1. Data, data, data!
- Bersin by Deloitte is replete with empirical data and research that is an incredibly strong foundation for any discussion or business case. This article by Josh Bersin is but one example.
- Degreed has also published a number of resources that describe today’s corporate learners and how best to support them with technology, including this one to which I was pleased to contribute.
- Companies like Watershed LRS and organizations like The Center for Talent Reporting can help you understand, capture, organize and share data to make your case and continue to show the value of L&D strategic decisions.
- If your company’s competitors are ahead of yours when it comes to modern workplace learning strategy and technology, they automatically have the edge when it comes to recruitment and retention. Consider that companies competing for like-talent are not necessarily in your market! Consider Bersin’s benchmarking resources.
- TechCo is competing for highly skilled technical talent. So are a thousand other companies, and many of those companies have more advanced and integrated learning and development strategies and platforms.
- Tactfully remind decision makers of past IT-driven decisions that resulted in compromised or failed initiatives and cite the poor outcomes.
- TechCo can easily point to a number of initiatives that “went south” when IT influenced or forced a departure from the agreed-upon project plan in the past.
- Win over new decision makers and/or operational leaders by refreshing the initial vision casting, business case rationale, or executive directives and drivers. Use data (see #1) and tell the story in simple, easy-to-understand terms. Tell the truthful story in a compelling way so that decision makers feel empowered to agree with their predecessors or feel more confident in IT negotiations.
- Past leaders and experts involved in TechCo’s original project planning can be sought out to help restate the logic, reframe the strategy, and remind the project team of the initial objectives and outcomes.
- When all else fails, or as extra insurance, describe the potential outcomes that would result from a departure from the vision and project plan.
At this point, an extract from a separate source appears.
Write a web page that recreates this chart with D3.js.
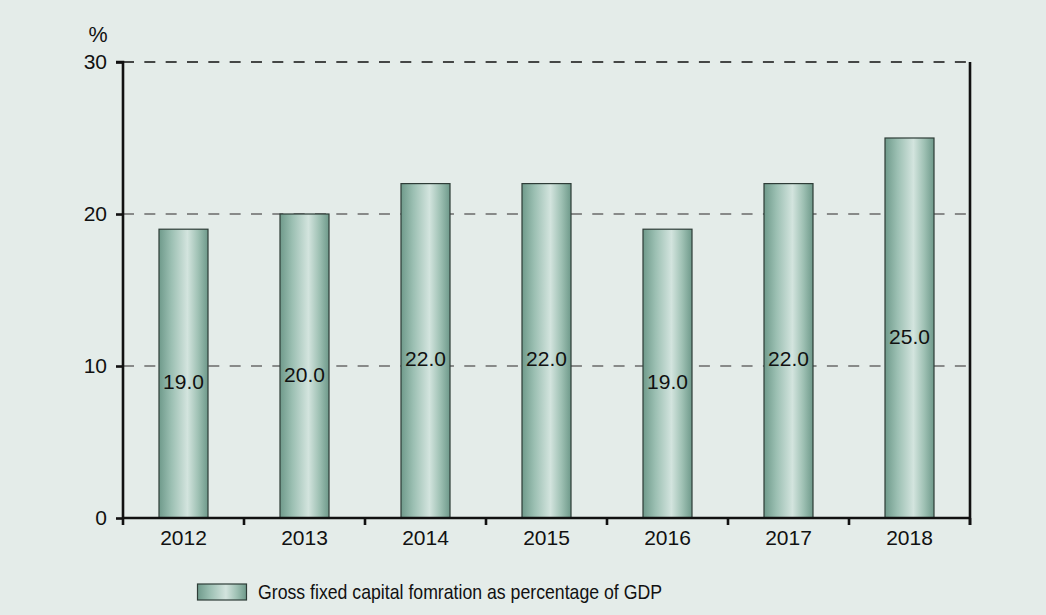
<!DOCTYPE html>
<html>
<head>
<meta charset="utf-8">
<script src="https://cdn.jsdelivr.net/npm/d3@7"></script>
<style>
  html, body { margin: 0; padding: 0; background: #e4ece9; }
  svg { display: block; }
  text { font-family: "Liberation Sans", Arial, sans-serif; fill: #111; }
</style>
</head>
<body>
<svg id="chart" width="1046" height="615"></svg>
<script>
const years = ["2012", "2013", "2014", "2015", "2016", "2017", "2018"];
const gfcfShare = [19.0, 20.0, 22.0, 22.0, 19.0, 22.0, 25.0];
const yTicks = [0, 10, 20, 30];
const seriesName = "Gross fixed capital fomration as percentage of GDP";

const svg = d3.select("#chart");
const W = 1046, H = 615;
svg.append("rect").attr("width", W).attr("height", H).attr("fill", "#e4ece9");

const plotL = 123, plotR = 970, plotT = 62, plotB = 518;
const fs = 21;

const x = d3.scaleBand().domain(years).range([plotL, plotR]).paddingInner(0.595).paddingOuter(0.2975);
const y = d3.scaleLinear().domain([0, 30]).range([plotB, plotT]);

// bar gradient
const defs = svg.append("defs");
const grad = defs.append("linearGradient").attr("id", "barGrad").attr("x1", "0%").attr("x2", "100%");
[["0%", "#6f9a8b"], ["25%", "#9bbfb2"], ["58%", "#d3e4de"], ["80%", "#9fc1b4"], ["100%", "#6e998a"]]
  .forEach(([o, c]) => grad.append("stop").attr("offset", o).attr("stop-color", c));

// gridlines
const grid = svg.append("g");
grid.selectAll("line").data(yTicks.filter(t => t > 0)).join("line")
  .attr("x1", plotL).attr("x2", plotR)
  .attr("y1", d => y(d)).attr("y2", d => y(d))
  .attr("stroke", d => d === 30 ? "#111" : "#6a6a6a")
  .attr("stroke-width", 1.6)
  .attr("stroke-dasharray", "11,10.33");

// bars
svg.append("g").selectAll("rect").data(years).join("rect")
  .attr("x", d => x(d))
  .attr("y", (d, i) => y(gfcfShare[i]))
  .attr("width", x.bandwidth())
  .attr("height", (d, i) => y(0) - y(gfcfShare[i]))
  .attr("fill", "url(#barGrad)")
  .attr("stroke", "#2e3c37")
  .attr("stroke-width", 1.2);

// value labels
svg.append("g").selectAll("text").data(years).join("text")
  .attr("x", d => x(d) + x.bandwidth() / 2)
  .attr("y", (d, i) => (y(gfcfShare[i]) + y(0)) / 2 + 15.5)
  .attr("text-anchor", "middle")
  .attr("font-size", fs)
  .text((d, i) => gfcfShare[i].toFixed(1));

// left axis
const yAxis = d3.axisLeft(y).tickValues(yTicks).tickSize(7).tickPadding(9).tickFormat(d3.format("d"));
const ga = svg.append("g").attr("transform", `translate(${plotL},0)`).call(yAxis);
ga.select(".domain").attr("stroke", "#111").attr("stroke-width", 2.6).attr("d", `M-7,${plotT}H0V${plotB}`);
ga.selectAll(".tick line").attr("stroke", "#111").attr("stroke-width", 2.6);
ga.selectAll(".tick text").attr("font-size", fs).attr("font-family", "Liberation Sans, Arial, sans-serif").attr("fill", "#111");

// right axis line
svg.append("line").attr("x1", plotR).attr("x2", plotR).attr("y1", plotT).attr("y2", plotB + 7)
  .attr("stroke", "#111").attr("stroke-width", 2.6);

// bottom axis with ticks at band boundaries
const gx = svg.append("g");
gx.append("line").attr("x1", plotL - 1).attr("x2", plotR + 1).attr("y1", plotB).attr("y2", plotB)
  .attr("stroke", "#111").attr("stroke-width", 2.6);
const edges = d3.range(years.length + 1).map(i => plotL + i * x.step());
gx.selectAll("line.edge").data(edges).join("line").attr("class", "edge")
  .attr("x1", d => d).attr("x2", d => d).attr("y1", plotB).attr("y2", plotB + 7)
  .attr("stroke", "#111").attr("stroke-width", 2.6);
gx.selectAll("text").data(years).join("text")
  .attr("x", d => x(d) + x.bandwidth() / 2)
  .attr("y", plotB + 27)
  .attr("text-anchor", "middle")
  .attr("font-size", fs)
  .text(d => d);

// unit label
svg.append("text").attr("x", 98).attr("y", 42).attr("text-anchor", "middle").attr("font-size", 21.5).text("%");

// legend
const lg = svg.append("g");
lg.append("rect").attr("x", 197.5).attr("y", 584).attr("width", 49).attr("height", 16)
  .attr("fill", "url(#barGrad)").attr("stroke", "#2e3c37").attr("stroke-width", 1.2);
lg.append("text").attr("x", 258).attr("y", 599).attr("font-size", 21)
  .attr("textLength", 404).attr("lengthAdjust", "spacingAndGlyphs")
  .text(seriesName);
</script>
</body>
</html>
Clearly describe the initial objective and intended outcomes juxtaposed by alternate outcomes attended by cost to the business.
- In the case of TechCo departing from their content curation strategy, outcomes can include higher cost of content development, longer learning cycles, frustrated employees, lower retention and acquisition rates, and higher cost to the business due to multiple content providers scattered throughout the organization with little data on use or value.
It should be noted that in the story of David and Goliath, David was very skilled at his job, having already experienced the felling of both bear and lion as he protected his flock. He also had the truth on his side. This enabled him to be both confident and persistent. When engaging senior leadership and negotiating with IT, those knowledgeable and skilled in both current and emerging learning strategy and technology should have the seat at the table. L&D should never be ignorant of company policy regarding security, technology and IT organizational structure. Armed with logic, knowledge and tact, then, like David, hopefully the first “stone” will hit its mark.
Do you have a tale of the tail wagging the dog? A David vs. Goliath victory? What was the outcome? What steps do you take to ensure L&D remains in the driver’s seat for learning strategies and supporting technologies?